Furthermore, I imagine Papa Crow was of considerably more modest economic circumstances in a much less modestly maintained council house than Baby Crow now enjoys: the first being blinkingly obvious considering the latter’s salary which places him in the top 2% of earners, and the second hinted at by photographs of his current property.
(That said, at least Crow pays rent, unlike everyone else in his street as he says. Unemployed recipients of housing benefit might take this as an implied reproach.)
Despite willingness to reproach other high earners for lack of moral fibre, by his own admission, Crow feels no moral duty to move-out: so, by extension, no awareness of how others might see his conduct. His appeals to the distress his family would feel at being compelled to move from their established social circles ring hollow with me, not least because a brief period of saving from a £145k salary would give a deposit for a property which would offset any distress. And a pick of properties in the immediate area (maybe even the same street if his quip about others’ not paying rent was a bizarrely disdainful reproach towards mortgages rather than housing benefit).
As part of his rambling stream of consciousness in defence of his continued tenancy, he states that the only moral duty is not to avail oneself of right-to-buy offers but leave housing stock available for future generations. The immediate relief he could bring to the present generation by freeing-up this property thirty, forty years before his anticipated demise appears lost on him.
Not that I would have council or housing association tenants compelled to move-out if their salary increases. Instead, I would be amenable to increased rent based on incremental increases in income. Where precisely to start this would require more complex analysis. Although I would see it considerably above the average income, I would have it far below 10 times more than the minimum wage and more than five times more than the national average.
Although where to halt the increases also would require further consideration, I would be amenable to doing so noticeably below the market value of the property.

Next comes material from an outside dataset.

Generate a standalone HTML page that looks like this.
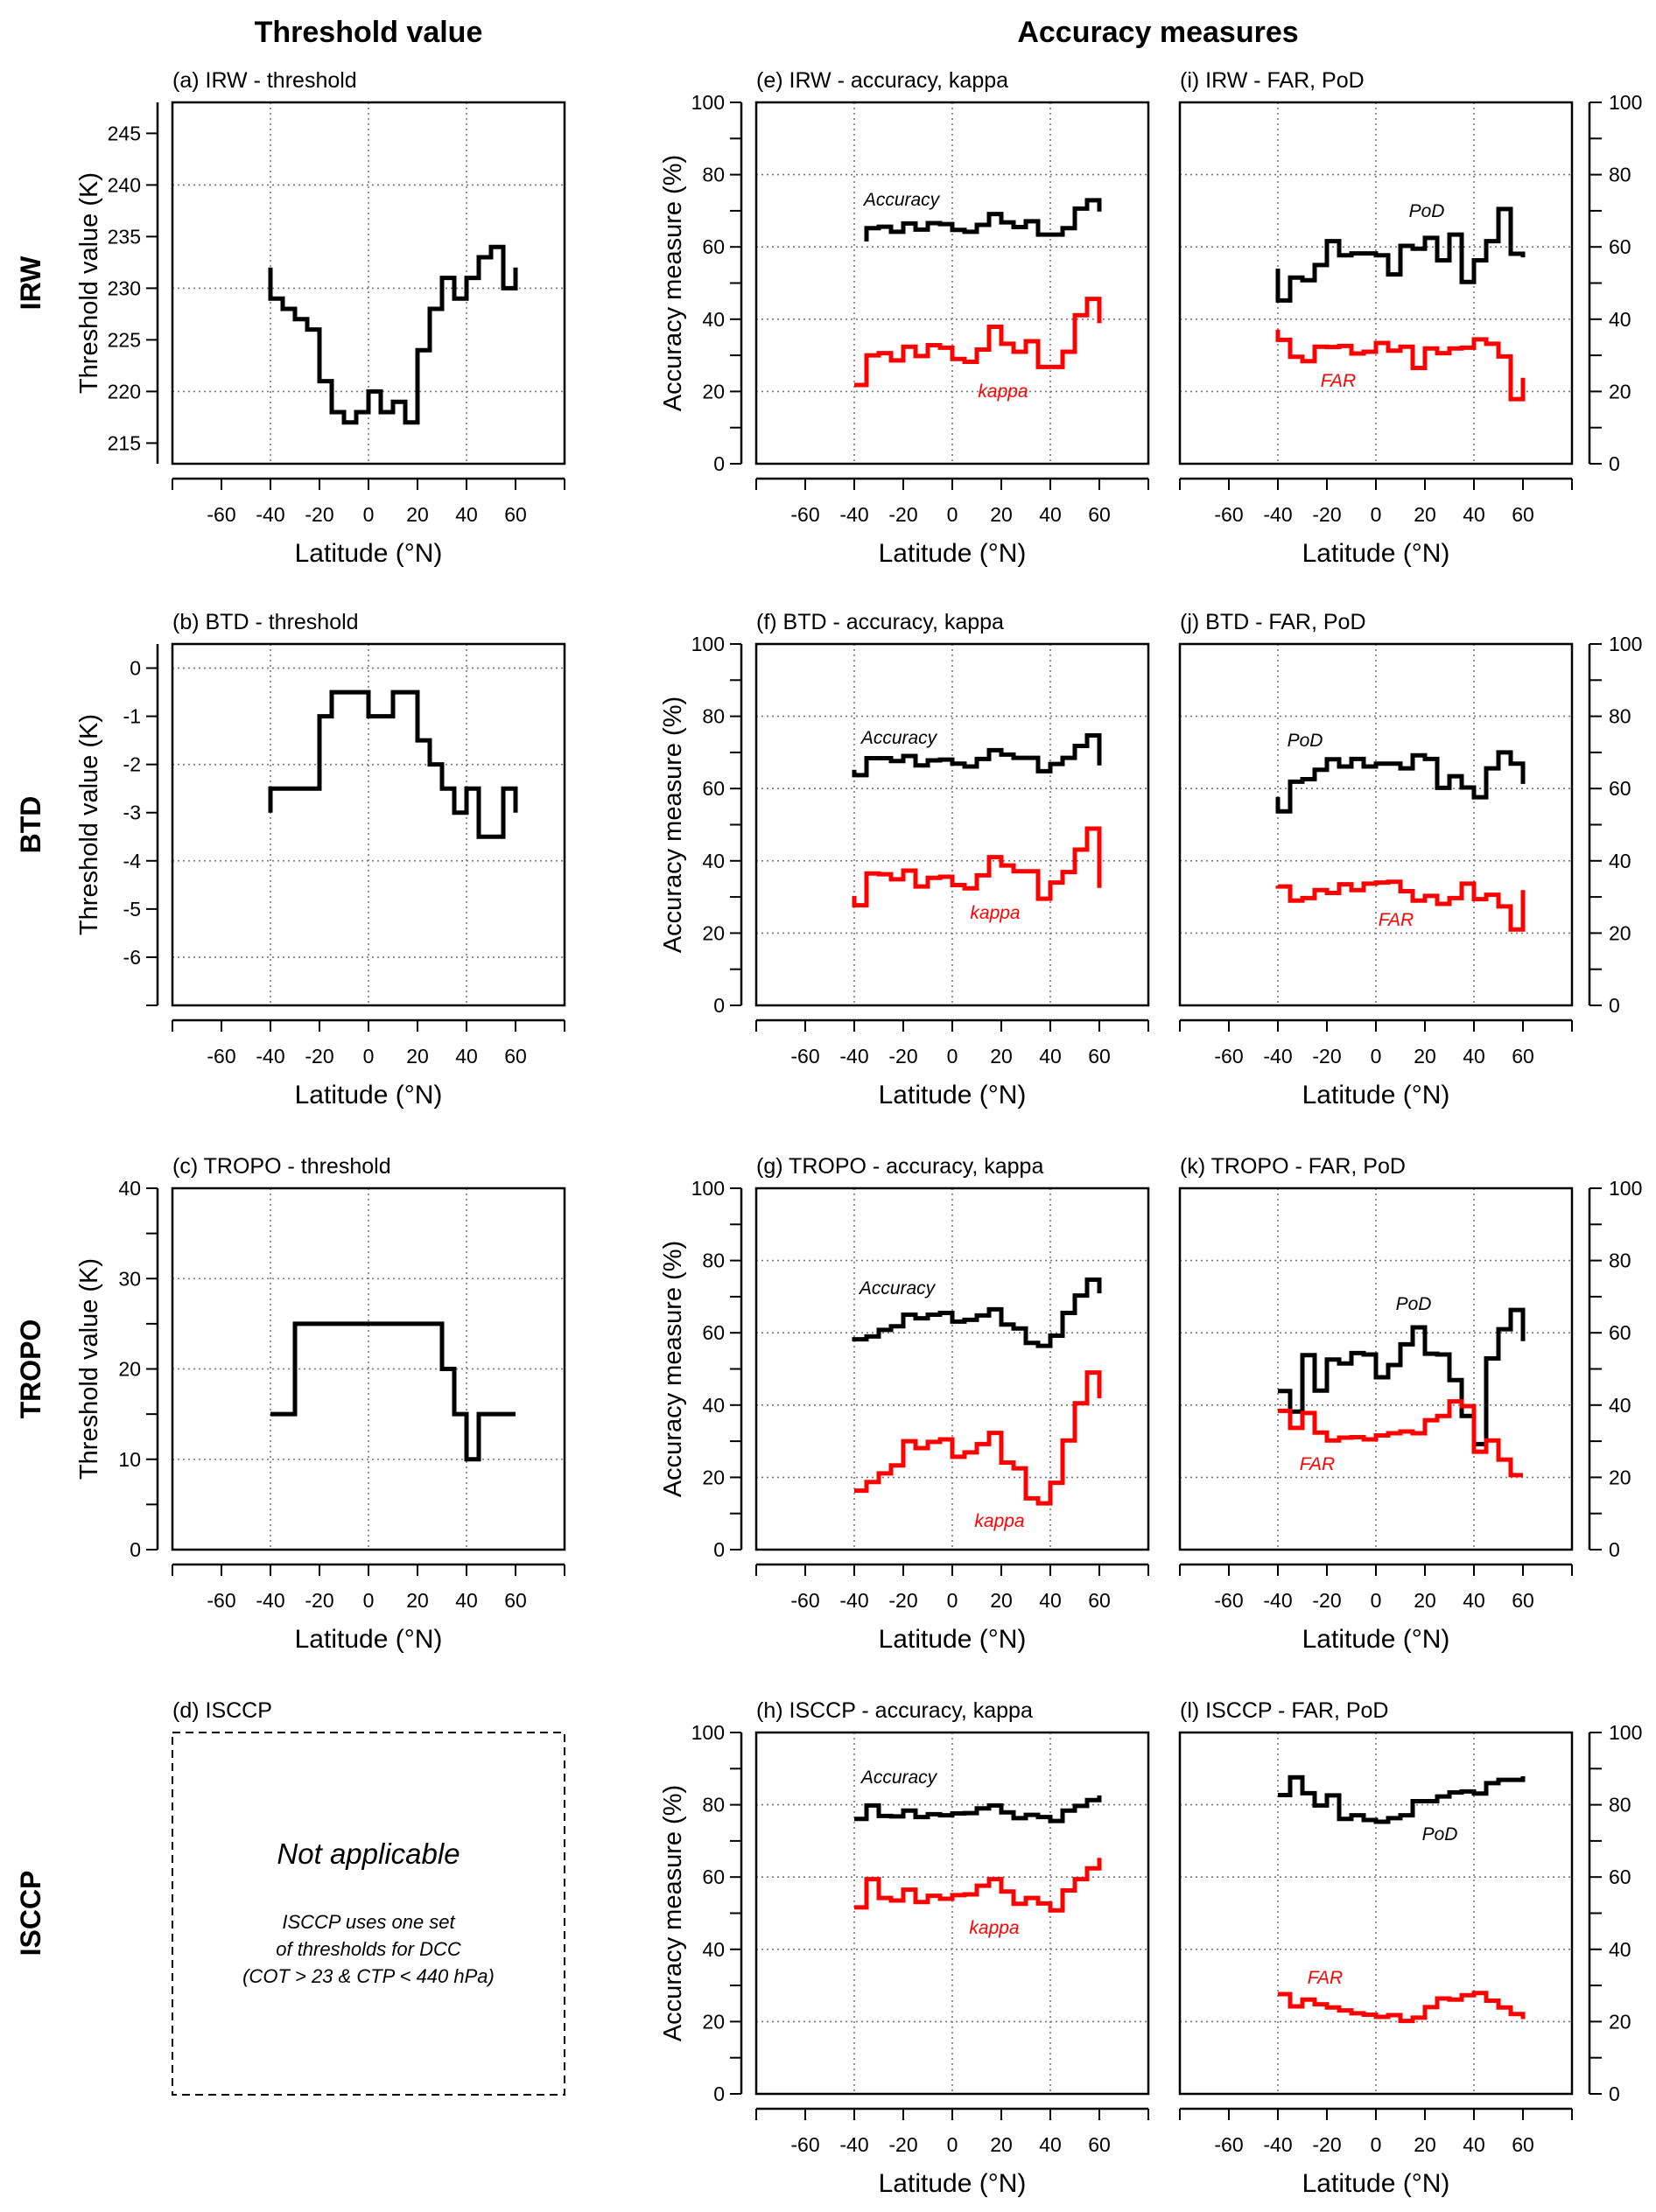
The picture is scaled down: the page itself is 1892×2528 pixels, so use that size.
<!DOCTYPE html>
<html><head><meta charset="utf-8">
<style>
html,body{margin:0;padding:0;background:#fff;}
svg{display:block;font-family:"Liberation Sans",sans-serif;}
</style></head>
<body>
<svg id="fig" width="1892" height="2528" viewBox="0 0 1892 2528" xmlns="http://www.w3.org/2000/svg">
<text x="421" y="48" font-size="34" font-weight="bold" text-anchor="middle">Threshold value</text>
<text x="1323" y="48" font-size="34" font-weight="bold" text-anchor="middle">Accuracy measures</text>
<g id="root"></g>
</svg>
<script>
const latTicks = [-60,-40,-20,0,20,40,60];
const rowNames = ["IRW","BTD","TROPO","ISCCP"];
const irwThreshold = [229,228,227,226,221,218,217,218,220,218,219,217,224,228,231,229,231,233,234,230];
const irwCaps = [232,232];
const btdThreshold = [-2.5,-2.5,-2.5,-2.5,-1,-0.5,-0.5,-0.5,-1,-1,-0.5,-0.5,-1.5,-2,-2.5,-3,-2.5,-3.5,-3.5,-2.5];
const btdCaps = [-3,-3];
const tropoThreshold = [15,15,25,25,25,25,25,25,25,25,25,25,25,25,20,15,10,15,15,15];
const irwTicks = [215,220,225,230,235,240,245];
const btdTicks = [0,-1,-2,-3,-4,-5,-6];
const tropoTicks = [0,10,20,30,40];
const accTicks = [0,20,40,60,80,100];
const irwAccuracy = [65.2,65.6,64.2,66.5,64.8,66.6,66.3,64.7,64.2,66.1,69.1,66.8,65.5,67.1,63.4,63.4,65.2,70.6,72.9];
const irwKappa = [21.8,30.0,30.6,28.6,32.4,29.8,32.8,32.1,29.0,28.2,31.6,37.9,33.2,31.0,33.9,26.8,26.8,31.0,41.1,45.6];
const irwPoD = [45.2,51.5,50.8,55.0,61.6,57.7,58.2,58.2,57.7,52.4,60.3,59.5,62.5,56.3,63.4,50.3,56.3,61.6,70.5,58.1];
const irwFAR = [34.3,29.6,28.4,32.4,32.3,32.6,30.5,31.0,33.4,31.3,32.4,26.5,31.9,30.6,31.9,32.1,34.4,33.2,29.7,17.9];
const btdAccuracy = [63.7,68.4,68.4,67.6,69.0,66.4,67.8,68.0,66.9,66.1,68.2,70.6,69.4,68.5,68.5,64.8,66.8,68.5,71.8,74.7];
const btdKappa = [27.7,36.5,36.3,34.9,37.3,32.9,35.3,35.6,33.3,32.4,36.0,41.0,38.7,37.1,37.1,29.5,34.0,36.9,43.1,48.9];
const btdPoD = [53.7,61.9,62.6,65.2,68.1,66.1,68.2,66.1,66.9,66.9,65.6,69.2,68.2,60.2,63.4,60.3,57.6,65.6,70.0,66.9];
const btdFAR = [32.9,29.0,29.7,31.9,31.1,33.5,31.9,33.7,34.0,34.2,31.6,29.0,30.3,28.1,29.7,33.7,29.4,30.6,27.4,21.0];
const tropoAccuracy = [58.2,59.0,60.8,61.8,65.0,64.0,65.0,65.5,63.1,63.6,64.8,66.5,62.3,61.2,57.2,56.4,59.2,65.5,70.3,74.7];
const tropoKappa = [16.3,18.7,21.1,23.3,30.0,28.1,29.8,30.5,25.7,26.9,29.2,32.3,24.1,22.5,14.2,12.8,18.5,30.2,40.5,49.0];
const tropoPoD = [43.9,38.2,53.8,44.0,52.6,51.5,54.4,54.0,47.7,51.1,56.8,61.5,54.2,54.0,46.9,37.0,29.2,52.9,61.0,66.3];
const tropoFAR = [38.4,33.7,37.8,32.4,30.2,31.0,31.1,30.5,31.6,32.2,32.7,32.2,35.8,37.0,41.0,39.7,27.1,30.2,24.9,20.6];
const isccpAccuracy = [76.1,79.8,76.9,76.8,78.4,76.6,77.4,77.1,77.6,77.7,79.0,79.8,77.9,76.3,77.2,76.6,75.5,78.4,79.7,81.3];
const isccpKappa = [51.6,59.4,54.2,53.5,56.5,53.1,54.8,54.0,55.0,55.2,57.6,59.4,56.0,52.6,54.2,52.7,50.8,56.3,59.4,62.4];
const isccpPoD = [82.7,87.6,83.2,79.8,82.6,76.1,77.1,75.8,75.3,76.3,77.1,81.0,81.0,82.3,83.4,83.7,83.1,86.0,86.9,86.9];
const isccpFAR = [27.6,24.2,26.1,24.8,23.9,23.1,22.3,21.9,21.3,21.8,20.2,21.1,24.0,26.4,26.1,27.3,27.9,25.8,23.9,22.1];
const capsAcc = {irwA:[61.5,69.8],irwK:[21.8,38.9],irwP:[54.0,57.1],irwF:[37.1,23.8],
 btdA:[65.2,66.4],btdK:[30.3,32.5],btdP:[57.7,61.3],btdF:[33.1,31.9],
 trA:[58.8,70.9],trK:[16.3,41.9],trP:[43.9,57.7],trF:[38.4,20.6],
 isA:[76.1,82.6],isK:[51.6,65.3],isP:[82.7,87.9],isF:[27.6,20.7]};

const NS="http://www.w3.org/2000/svg";
const root=document.getElementById('root');
const colX=[197,864,1348], boxW=448, boxH=413;
const rowY=[117,736,1358,1980];
function el(tag,attrs,parent,txt){const e=document.createElementNS(NS,tag);for(const k in attrs)e.setAttribute(k,attrs[k]);if(txt!==undefined)e.textContent=txt;(parent||root).appendChild(e);return e;}

function panel(col,row,ymin,ymax,title){
  const x0=colX[col],y0=rowY[row];
  const g=el('g',{});
  
  
  const sx=v=>x0+(v+80)/160*boxW;
  const sy=v=>y0+boxH-(v-ymin)/(ymax-ymin)*boxH;
  const t=el('text',{x:x0,y:y0-17,'font-size':25},g,title);
  
  
  return {g,x0,y0,sx,sy};
}
function frame(p,gridY){
  const {g,x0,y0,sx,sy}=p;
  [-40,0,40].forEach(v=>{const l=el('line',{x1:sx(v),x2:sx(v),y1:y0,y2:y0+boxH,stroke:'#777','stroke-width':1.6,'stroke-dasharray':'2,4'},g);
    });
  gridY.forEach(v=>{const l=el('line',{x1:x0,x2:x0+boxW,y1:sy(v),y2:sy(v),stroke:'#777','stroke-width':1.6,'stroke-dasharray':'2,4'},g);
    });
  const r=el('rect',{x:x0,y:y0,width:boxW,height:boxH,fill:'none',stroke:'#000','stroke-width':2.5},g);
  
  const ay=y0+boxH+17;
  const ax=el('line',{x1:x0,x2:x0+boxW,y1:ay,y2:ay,stroke:'#000','stroke-width':2.5},g);
  
  for(let v=-80;v<=80;v+=20) el('line',{x1:sx(v),x2:sx(v),y1:ay,y2:ay+13,stroke:'#000','stroke-width':2},g);
  latTicks.forEach(v=>{const t=el('text',{x:sx(v),y:ay+49,'font-size':23,'text-anchor':'middle'},g,String(v));
    });
  const xt=el('text',{x:x0+boxW/2,y:ay+95,'font-size':30,'text-anchor':'middle'},g,'Latitude (°N)');
  
}
function yAxisLeft(p,ticks,minor,title){
  const {g,x0,y0,sy}=p; const ax=x0-17;
  const l=el('line',{x1:ax,x2:ax,y1:y0,y2:y0+boxH,stroke:'#000','stroke-width':2.5},g);
  
  minor.forEach(v=>el('line',{x1:ax-13,x2:ax,y1:sy(v),y2:sy(v),stroke:'#000','stroke-width':2},g));
  ticks.forEach(v=>{el('line',{x1:ax-13,x2:ax,y1:sy(v),y2:sy(v),stroke:'#000','stroke-width':2},g);
    const t=el('text',{x:ax-19,y:sy(v)+8,'font-size':23,'text-anchor':'end'},g,String(v));
    });
  const tx=x0-86, ty=y0+boxH/2;
  const t=el('text',{x:tx,y:ty,'font-size':29,'text-anchor':'middle',transform:`rotate(-90 ${tx} ${ty})`},g,title);
  
}
function yAxisRight(p,ticks,minor){
  const {g,x0,y0,sy}=p; const ax=x0+boxW+20;
  const l=el('line',{x1:ax,x2:ax,y1:y0,y2:y0+boxH,stroke:'#000','stroke-width':2.5},g);
  
  minor.forEach(v=>el('line',{x1:ax,x2:ax+14,y1:sy(v),y2:sy(v),stroke:'#000','stroke-width':2},g));
  ticks.forEach(v=>{el('line',{x1:ax,x2:ax+14,y1:sy(v),y2:sy(v),stroke:'#000','stroke-width':2},g);
    const t=el('text',{x:ax+22,y:sy(v)+8,'font-size':23},g,String(v));
    });
}
function steps(p,vals,start,caps,color,name){
  const {g,sx,sy}=p;
  let x=start;
  let d=`M${sx(x)},${sy(caps?caps[0]:vals[0])}`;
  vals.forEach(v=>{d+=` V${sy(v)} H${sx(x+5)}`;x+=5;});
  if(caps) d+=` V${sy(caps[1])}`;
  const path=el('path',{d,fill:'none',stroke:color,'stroke-width':5,'stroke-linejoin':'miter'},g);
  
  
}
function label(p,x,y,txt,color,name){
  const t=el('text',{x,y,'font-size':21,'font-style':'italic',fill:color,'text-anchor':'middle'},p.g,txt);
  
  
}
function rowLabel(r,txt){
  const y=rowY[r]+boxH/2, x=46;
  const t=el('text',{x,y:y,'font-size':32,'font-weight':'bold','text-anchor':'middle',transform:`rotate(-90 ${x} ${y})`},root,txt);
  
  
}
rowNames.forEach((n,i)=>rowLabel(i,n));

let p=panel(0,0,213,248,'(a) IRW - threshold'); frame(p,[220,230,240]); yAxisLeft(p,irwTicks,[],'Threshold value (K)');
steps(p,irwThreshold,-40,irwCaps,'#000','irw-threshold-line');
p=panel(0,1,-7,0.5,'(b) BTD - threshold'); frame(p,[0,-2,-4,-6]); yAxisLeft(p,btdTicks,[-7],'Threshold value (K)');
steps(p,btdThreshold,-40,btdCaps,'#000','btd-threshold-line');
p=panel(0,2,0,40,'(c) TROPO - threshold'); frame(p,[10,20,30]); yAxisLeft(p,tropoTicks,[5,15,25,35],'Threshold value (K)');
steps(p,tropoThreshold,-40,null,'#000','tropo-threshold-line');
const dg=el('g',{});


el('text',{x:197,y:rowY[3]-17,'font-size':25},dg,'(d) ISCCP');
el('rect',{x:197,y:1980,width:448,height:414,fill:'none',stroke:'#000','stroke-width':2,'stroke-dasharray':'9,6'},dg);
el('text',{x:421,y:2130,'font-size':33,'font-style':'italic','text-anchor':'middle'},dg,'Not applicable');
el('text',{x:421,y:2204,'font-size':22,'font-style':'italic','text-anchor':'middle'},dg,'ISCCP uses one set');
el('text',{x:421,y:2235,'font-size':22,'font-style':'italic','text-anchor':'middle'},dg,'of thresholds for DCC');
el('text',{x:421,y:2266,'font-size':22,'font-style':'italic','text-anchor':'middle'},dg,'(COT > 23 & CTP < 440 hPa)');

const minorAcc=[10,30,50,70,90];
const rows=[
 {n:'IRW',l:['e','i'],A:irwAccuracy,aS:-35,K:irwKappa,P:irwPoD,F:irwFAR,c:['irwA','irwK','irwP','irwF'],
  lab:[[1030,235],[1146,454],[1630,248],[1529,442]]},
 {n:'BTD',l:['f','j'],A:btdAccuracy,aS:-40,K:btdKappa,P:btdPoD,F:btdFAR,c:['btdA','btdK','btdP','btdF'],
  lab:[[1027,850],[1137,1050],[1491,853],[1595,1058]]},
 {n:'TROPO',l:['g','k'],A:tropoAccuracy,aS:-40,K:tropoKappa,P:tropoPoD,F:tropoFAR,c:['trA','trK','trP','trF'],
  lab:[[1025,1479],[1142,1745],[1615,1497],[1505,1680]]},
 {n:'ISCCP',l:['h','l'],A:isccpAccuracy,aS:-40,K:isccpKappa,P:isccpPoD,F:isccpFAR,c:['isA','isK','isP','isF'],
  lab:[[1027,2038],[1136,2210],[1645,2103],[1514,2267]]}
];
rows.forEach((r,i)=>{
  let q=panel(1,i,0,100,`(${r.l[0]}) ${r.n} - accuracy, kappa`); frame(q,[20,40,60,80]);
  yAxisLeft(q,accTicks,minorAcc,'Accuracy measure (%)');
  steps(q,r.A,r.aS,capsAcc[r.c[0]],'#000',r.n.toLowerCase()+'-accuracy-line');
  steps(q,r.K,-40,capsAcc[r.c[1]],'#f00',r.n.toLowerCase()+'-kappa-line');
  label(q,r.lab[0][0],r.lab[0][1],'Accuracy','#000','accuracy-label');
  label(q,r.lab[1][0],r.lab[1][1],'kappa','#f00','kappa-label');
  let s=panel(2,i,0,100,`(${r.l[1]}) ${r.n} - FAR, PoD`); frame(s,[20,40,60,80]);
  yAxisRight(s,accTicks,minorAcc);
  steps(s,r.P,-40,capsAcc[r.c[2]],'#000',r.n.toLowerCase()+'-pod-line');
  steps(s,r.F,-40,capsAcc[r.c[3]],'#f00',r.n.toLowerCase()+'-far-line');
  label(s,r.lab[2][0],r.lab[2][1],'PoD','#000','pod-label');
  label(s,r.lab[3][0],r.lab[3][1],'FAR','#f00','far-label');
});
</script>
</body></html>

If this sounds like advocating means testing for council/social housing rents, then that is exactly what it is. Such rents and maintenance already is heavily subsidized – and guaranteed well below the market value – as an effective state benefit. The strategic failure to replenish social housing stock depleted under right-to-buy and general increases in applicants is deeper than one or two super-salaried individuals remaining in such properties.
Any number of the myriad state benefits/top-ups for those in employment are phased out with increasing income – or should be – and there comes a point when expecting the same amount of state assistance is akin to drawing Jobseekers Allowance even when in employment.
The housing shortage will not be struck-down by a magic bullet such as halting right-to-buy, or salary-indexed rent increases. It would, however, be more equitable in the same way that stripping Fred Goodwin of his pension would be despite not plugging the hole in the economic chasm he left.
Nor would I have concerns that I am peddling the notion that social housing only is there for the poor of society. It should be there for those who otherwise cannot afford properties or are prepared to forgo proportionately a little bit more of their salaries for more secure tenancies and on-hand maintenance departments. Under real and global terms, unless you are Rachel Reeves, I would have difficulty taking seriously any argument that the national average income is a sign of impoverishment.